[Source code of charts]
====

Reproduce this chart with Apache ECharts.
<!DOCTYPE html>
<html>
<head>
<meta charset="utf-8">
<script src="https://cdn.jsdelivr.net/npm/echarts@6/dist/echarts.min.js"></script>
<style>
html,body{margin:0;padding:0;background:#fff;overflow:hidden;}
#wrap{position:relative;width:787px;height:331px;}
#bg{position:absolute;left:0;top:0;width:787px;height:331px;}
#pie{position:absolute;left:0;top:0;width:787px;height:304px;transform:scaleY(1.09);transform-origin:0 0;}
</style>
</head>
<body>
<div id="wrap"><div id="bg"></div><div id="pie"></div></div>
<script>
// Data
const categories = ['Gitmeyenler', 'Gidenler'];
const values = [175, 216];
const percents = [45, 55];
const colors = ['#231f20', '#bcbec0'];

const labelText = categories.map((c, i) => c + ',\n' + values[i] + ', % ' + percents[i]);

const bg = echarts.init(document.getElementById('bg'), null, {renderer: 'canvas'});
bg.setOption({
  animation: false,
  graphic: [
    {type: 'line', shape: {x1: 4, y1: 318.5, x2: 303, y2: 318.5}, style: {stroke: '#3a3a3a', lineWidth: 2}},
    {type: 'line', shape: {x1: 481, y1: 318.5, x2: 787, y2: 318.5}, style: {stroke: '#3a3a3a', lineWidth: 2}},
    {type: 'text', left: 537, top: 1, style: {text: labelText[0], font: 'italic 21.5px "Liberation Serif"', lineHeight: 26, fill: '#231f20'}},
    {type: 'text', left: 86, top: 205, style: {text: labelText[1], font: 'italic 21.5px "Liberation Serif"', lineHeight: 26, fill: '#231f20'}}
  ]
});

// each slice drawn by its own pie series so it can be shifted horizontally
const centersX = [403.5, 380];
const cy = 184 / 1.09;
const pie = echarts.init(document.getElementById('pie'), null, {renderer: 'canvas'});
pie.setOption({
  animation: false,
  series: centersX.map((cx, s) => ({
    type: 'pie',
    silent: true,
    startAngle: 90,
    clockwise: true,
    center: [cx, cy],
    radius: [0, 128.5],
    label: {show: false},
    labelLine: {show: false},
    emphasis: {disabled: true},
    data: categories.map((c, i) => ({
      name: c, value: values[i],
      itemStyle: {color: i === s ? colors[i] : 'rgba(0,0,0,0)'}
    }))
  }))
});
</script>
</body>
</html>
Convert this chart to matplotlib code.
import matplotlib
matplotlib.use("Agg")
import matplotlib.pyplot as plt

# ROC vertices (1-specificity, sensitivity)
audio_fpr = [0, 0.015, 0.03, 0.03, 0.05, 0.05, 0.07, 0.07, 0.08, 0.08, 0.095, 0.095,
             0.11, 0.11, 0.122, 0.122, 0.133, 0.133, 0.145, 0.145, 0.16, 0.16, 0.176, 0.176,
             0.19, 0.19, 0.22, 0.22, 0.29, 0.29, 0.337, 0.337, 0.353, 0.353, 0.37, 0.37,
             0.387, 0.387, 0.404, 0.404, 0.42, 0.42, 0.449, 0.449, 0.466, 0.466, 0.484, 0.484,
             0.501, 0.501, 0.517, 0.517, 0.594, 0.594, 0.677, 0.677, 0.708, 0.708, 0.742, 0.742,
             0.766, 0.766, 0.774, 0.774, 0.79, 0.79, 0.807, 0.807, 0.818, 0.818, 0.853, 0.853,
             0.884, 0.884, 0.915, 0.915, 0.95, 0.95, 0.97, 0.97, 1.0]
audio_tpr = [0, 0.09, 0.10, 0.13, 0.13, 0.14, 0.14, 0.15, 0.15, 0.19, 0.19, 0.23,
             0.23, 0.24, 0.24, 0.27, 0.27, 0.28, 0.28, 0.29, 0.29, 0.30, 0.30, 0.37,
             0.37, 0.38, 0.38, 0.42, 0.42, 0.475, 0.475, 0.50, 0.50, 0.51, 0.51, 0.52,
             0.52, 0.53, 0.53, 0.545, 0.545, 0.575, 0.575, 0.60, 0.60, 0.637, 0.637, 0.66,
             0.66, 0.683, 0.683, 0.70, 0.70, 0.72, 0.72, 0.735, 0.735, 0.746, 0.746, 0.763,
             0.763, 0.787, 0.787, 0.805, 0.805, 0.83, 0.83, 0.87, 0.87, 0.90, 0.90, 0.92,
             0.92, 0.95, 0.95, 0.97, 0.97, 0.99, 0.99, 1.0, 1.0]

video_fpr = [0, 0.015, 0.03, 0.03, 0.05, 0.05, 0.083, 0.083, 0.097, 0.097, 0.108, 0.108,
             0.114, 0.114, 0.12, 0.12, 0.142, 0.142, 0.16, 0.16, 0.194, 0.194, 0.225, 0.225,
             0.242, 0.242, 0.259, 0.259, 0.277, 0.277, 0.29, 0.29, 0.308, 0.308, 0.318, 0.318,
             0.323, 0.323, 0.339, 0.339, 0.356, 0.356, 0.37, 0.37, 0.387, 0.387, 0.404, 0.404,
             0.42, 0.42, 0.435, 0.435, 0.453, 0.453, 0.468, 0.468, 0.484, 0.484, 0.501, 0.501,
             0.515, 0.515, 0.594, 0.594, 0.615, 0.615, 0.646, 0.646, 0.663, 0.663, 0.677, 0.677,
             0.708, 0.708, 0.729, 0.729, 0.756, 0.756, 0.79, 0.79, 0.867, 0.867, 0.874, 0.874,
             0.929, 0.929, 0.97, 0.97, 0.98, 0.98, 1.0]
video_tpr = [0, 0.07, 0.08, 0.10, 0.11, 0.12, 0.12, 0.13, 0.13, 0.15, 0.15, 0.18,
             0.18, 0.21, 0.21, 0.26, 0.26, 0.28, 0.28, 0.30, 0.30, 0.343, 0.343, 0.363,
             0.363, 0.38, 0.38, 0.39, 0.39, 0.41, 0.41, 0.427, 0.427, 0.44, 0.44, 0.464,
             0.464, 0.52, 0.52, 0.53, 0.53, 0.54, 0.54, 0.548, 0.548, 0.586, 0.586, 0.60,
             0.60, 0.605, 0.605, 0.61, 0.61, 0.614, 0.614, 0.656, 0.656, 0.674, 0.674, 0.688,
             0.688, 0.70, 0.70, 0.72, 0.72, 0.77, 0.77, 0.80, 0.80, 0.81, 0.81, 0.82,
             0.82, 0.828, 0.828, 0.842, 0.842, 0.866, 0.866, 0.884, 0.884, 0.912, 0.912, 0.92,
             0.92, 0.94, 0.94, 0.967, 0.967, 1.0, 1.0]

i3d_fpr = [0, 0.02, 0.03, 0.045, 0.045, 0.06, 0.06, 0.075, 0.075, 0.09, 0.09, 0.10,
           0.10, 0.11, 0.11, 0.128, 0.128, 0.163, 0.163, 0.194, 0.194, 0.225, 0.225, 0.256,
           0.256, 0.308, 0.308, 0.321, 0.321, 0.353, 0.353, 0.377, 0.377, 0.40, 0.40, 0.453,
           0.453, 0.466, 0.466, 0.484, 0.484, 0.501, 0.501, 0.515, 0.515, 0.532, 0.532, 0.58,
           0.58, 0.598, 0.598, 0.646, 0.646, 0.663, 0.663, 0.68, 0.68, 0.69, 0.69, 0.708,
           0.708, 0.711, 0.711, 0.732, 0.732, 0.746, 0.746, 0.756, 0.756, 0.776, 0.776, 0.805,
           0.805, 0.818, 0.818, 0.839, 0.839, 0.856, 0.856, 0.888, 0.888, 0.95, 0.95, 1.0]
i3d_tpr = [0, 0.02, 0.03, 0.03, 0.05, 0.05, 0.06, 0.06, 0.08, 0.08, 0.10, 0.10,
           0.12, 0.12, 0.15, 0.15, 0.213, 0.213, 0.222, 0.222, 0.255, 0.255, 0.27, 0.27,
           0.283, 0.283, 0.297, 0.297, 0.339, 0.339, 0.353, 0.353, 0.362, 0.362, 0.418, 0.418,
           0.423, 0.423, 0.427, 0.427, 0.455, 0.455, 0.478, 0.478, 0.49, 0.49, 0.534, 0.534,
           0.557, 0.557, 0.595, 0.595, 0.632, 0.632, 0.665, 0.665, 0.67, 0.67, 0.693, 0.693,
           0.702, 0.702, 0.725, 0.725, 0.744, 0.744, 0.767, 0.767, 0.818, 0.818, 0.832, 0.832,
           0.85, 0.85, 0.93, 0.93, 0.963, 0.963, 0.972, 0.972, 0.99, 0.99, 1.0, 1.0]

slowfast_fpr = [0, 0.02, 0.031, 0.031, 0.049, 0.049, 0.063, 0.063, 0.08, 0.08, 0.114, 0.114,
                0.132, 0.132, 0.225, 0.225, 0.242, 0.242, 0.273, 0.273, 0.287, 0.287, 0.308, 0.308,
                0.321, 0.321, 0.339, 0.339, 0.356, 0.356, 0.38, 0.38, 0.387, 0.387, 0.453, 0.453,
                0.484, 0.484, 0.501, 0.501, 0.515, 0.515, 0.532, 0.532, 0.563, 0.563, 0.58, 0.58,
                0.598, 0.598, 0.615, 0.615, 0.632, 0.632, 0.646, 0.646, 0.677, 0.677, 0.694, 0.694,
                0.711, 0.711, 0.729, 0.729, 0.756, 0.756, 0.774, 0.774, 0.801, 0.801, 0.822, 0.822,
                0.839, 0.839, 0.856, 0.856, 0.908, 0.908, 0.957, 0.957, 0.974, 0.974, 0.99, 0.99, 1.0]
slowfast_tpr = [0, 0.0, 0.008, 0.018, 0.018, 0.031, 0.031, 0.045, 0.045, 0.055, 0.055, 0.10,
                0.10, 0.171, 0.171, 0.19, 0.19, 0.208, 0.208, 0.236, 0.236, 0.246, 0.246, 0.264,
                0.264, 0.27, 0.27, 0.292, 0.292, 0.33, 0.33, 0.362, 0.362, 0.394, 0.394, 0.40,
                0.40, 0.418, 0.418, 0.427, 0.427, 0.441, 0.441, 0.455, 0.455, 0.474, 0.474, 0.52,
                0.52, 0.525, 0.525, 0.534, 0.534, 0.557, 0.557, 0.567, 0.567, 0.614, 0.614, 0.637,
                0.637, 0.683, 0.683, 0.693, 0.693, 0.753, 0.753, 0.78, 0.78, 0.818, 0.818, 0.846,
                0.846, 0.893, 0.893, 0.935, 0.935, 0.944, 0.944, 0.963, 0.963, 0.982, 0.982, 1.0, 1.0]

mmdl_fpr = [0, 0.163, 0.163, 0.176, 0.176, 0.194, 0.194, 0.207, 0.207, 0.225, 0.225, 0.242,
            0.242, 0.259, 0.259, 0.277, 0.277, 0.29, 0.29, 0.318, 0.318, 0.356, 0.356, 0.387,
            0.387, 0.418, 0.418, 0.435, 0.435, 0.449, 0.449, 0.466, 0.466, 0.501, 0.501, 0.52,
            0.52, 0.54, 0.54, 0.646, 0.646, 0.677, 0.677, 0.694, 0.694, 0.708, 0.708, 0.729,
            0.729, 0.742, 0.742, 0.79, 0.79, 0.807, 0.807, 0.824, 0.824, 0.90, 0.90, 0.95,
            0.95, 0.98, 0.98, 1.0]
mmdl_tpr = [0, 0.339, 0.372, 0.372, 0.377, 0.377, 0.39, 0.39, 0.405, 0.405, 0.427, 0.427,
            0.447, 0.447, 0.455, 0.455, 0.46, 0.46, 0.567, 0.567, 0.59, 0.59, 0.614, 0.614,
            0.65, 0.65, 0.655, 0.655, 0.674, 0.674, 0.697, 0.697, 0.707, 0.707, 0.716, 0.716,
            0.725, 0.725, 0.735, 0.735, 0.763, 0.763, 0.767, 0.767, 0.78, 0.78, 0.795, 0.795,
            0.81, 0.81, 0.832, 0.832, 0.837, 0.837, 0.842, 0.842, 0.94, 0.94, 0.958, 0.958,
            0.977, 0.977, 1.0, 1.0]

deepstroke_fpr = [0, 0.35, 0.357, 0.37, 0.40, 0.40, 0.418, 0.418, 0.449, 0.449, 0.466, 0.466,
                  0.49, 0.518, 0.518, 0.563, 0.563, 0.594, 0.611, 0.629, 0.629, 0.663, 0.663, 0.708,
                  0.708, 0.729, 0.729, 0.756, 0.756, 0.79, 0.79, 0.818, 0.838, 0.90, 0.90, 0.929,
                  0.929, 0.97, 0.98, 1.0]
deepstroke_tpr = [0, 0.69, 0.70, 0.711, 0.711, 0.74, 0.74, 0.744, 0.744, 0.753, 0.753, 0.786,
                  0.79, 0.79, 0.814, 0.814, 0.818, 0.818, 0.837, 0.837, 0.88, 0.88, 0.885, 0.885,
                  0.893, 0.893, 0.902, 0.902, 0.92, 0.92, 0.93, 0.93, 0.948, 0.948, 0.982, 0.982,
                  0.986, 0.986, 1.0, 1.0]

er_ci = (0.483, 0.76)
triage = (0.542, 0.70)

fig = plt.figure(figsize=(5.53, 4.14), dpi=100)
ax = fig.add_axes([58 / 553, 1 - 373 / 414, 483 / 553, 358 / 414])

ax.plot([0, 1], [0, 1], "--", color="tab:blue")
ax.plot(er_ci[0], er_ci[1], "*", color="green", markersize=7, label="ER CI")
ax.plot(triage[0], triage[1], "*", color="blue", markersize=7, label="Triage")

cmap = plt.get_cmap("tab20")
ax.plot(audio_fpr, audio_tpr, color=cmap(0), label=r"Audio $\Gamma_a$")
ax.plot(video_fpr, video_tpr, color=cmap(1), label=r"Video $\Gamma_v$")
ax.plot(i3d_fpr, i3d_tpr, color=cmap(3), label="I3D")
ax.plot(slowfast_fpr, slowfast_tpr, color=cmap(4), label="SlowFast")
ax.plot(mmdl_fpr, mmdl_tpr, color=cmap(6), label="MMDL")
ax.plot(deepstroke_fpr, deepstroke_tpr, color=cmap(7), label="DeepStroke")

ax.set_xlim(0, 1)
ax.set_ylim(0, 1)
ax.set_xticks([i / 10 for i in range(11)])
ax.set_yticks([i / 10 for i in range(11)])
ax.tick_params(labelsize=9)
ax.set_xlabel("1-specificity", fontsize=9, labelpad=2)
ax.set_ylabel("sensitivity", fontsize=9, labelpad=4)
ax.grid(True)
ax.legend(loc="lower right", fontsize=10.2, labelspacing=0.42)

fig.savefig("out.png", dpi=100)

====

Print exactly, and only, the lines beginning at the top of the listing and ending at the line with "const colors = ['#231f20', '#bcbec0'];".

Reproduce this chart with Apache ECharts.
<!DOCTYPE html>
<html>
<head>
<meta charset="utf-8">
<script src="https://cdn.jsdelivr.net/npm/echarts@6/dist/echarts.min.js"></script>
<style>
html,body{margin:0;padding:0;background:#fff;overflow:hidden;}
#wrap{position:relative;width:787px;height:331px;}
#bg{position:absolute;left:0;top:0;width:787px;height:331px;}
#pie{position:absolute;left:0;top:0;width:787px;height:304px;transform:scaleY(1.09);transform-origin:0 0;}
</style>
</head>
<body>
<div id="wrap"><div id="bg"></div><div id="pie"></div></div>
<script>
// Data
const categories = ['Gitmeyenler', 'Gidenler'];
const values = [175, 216];
const percents = [45, 55];
const colors = ['#231f20', '#bcbec0'];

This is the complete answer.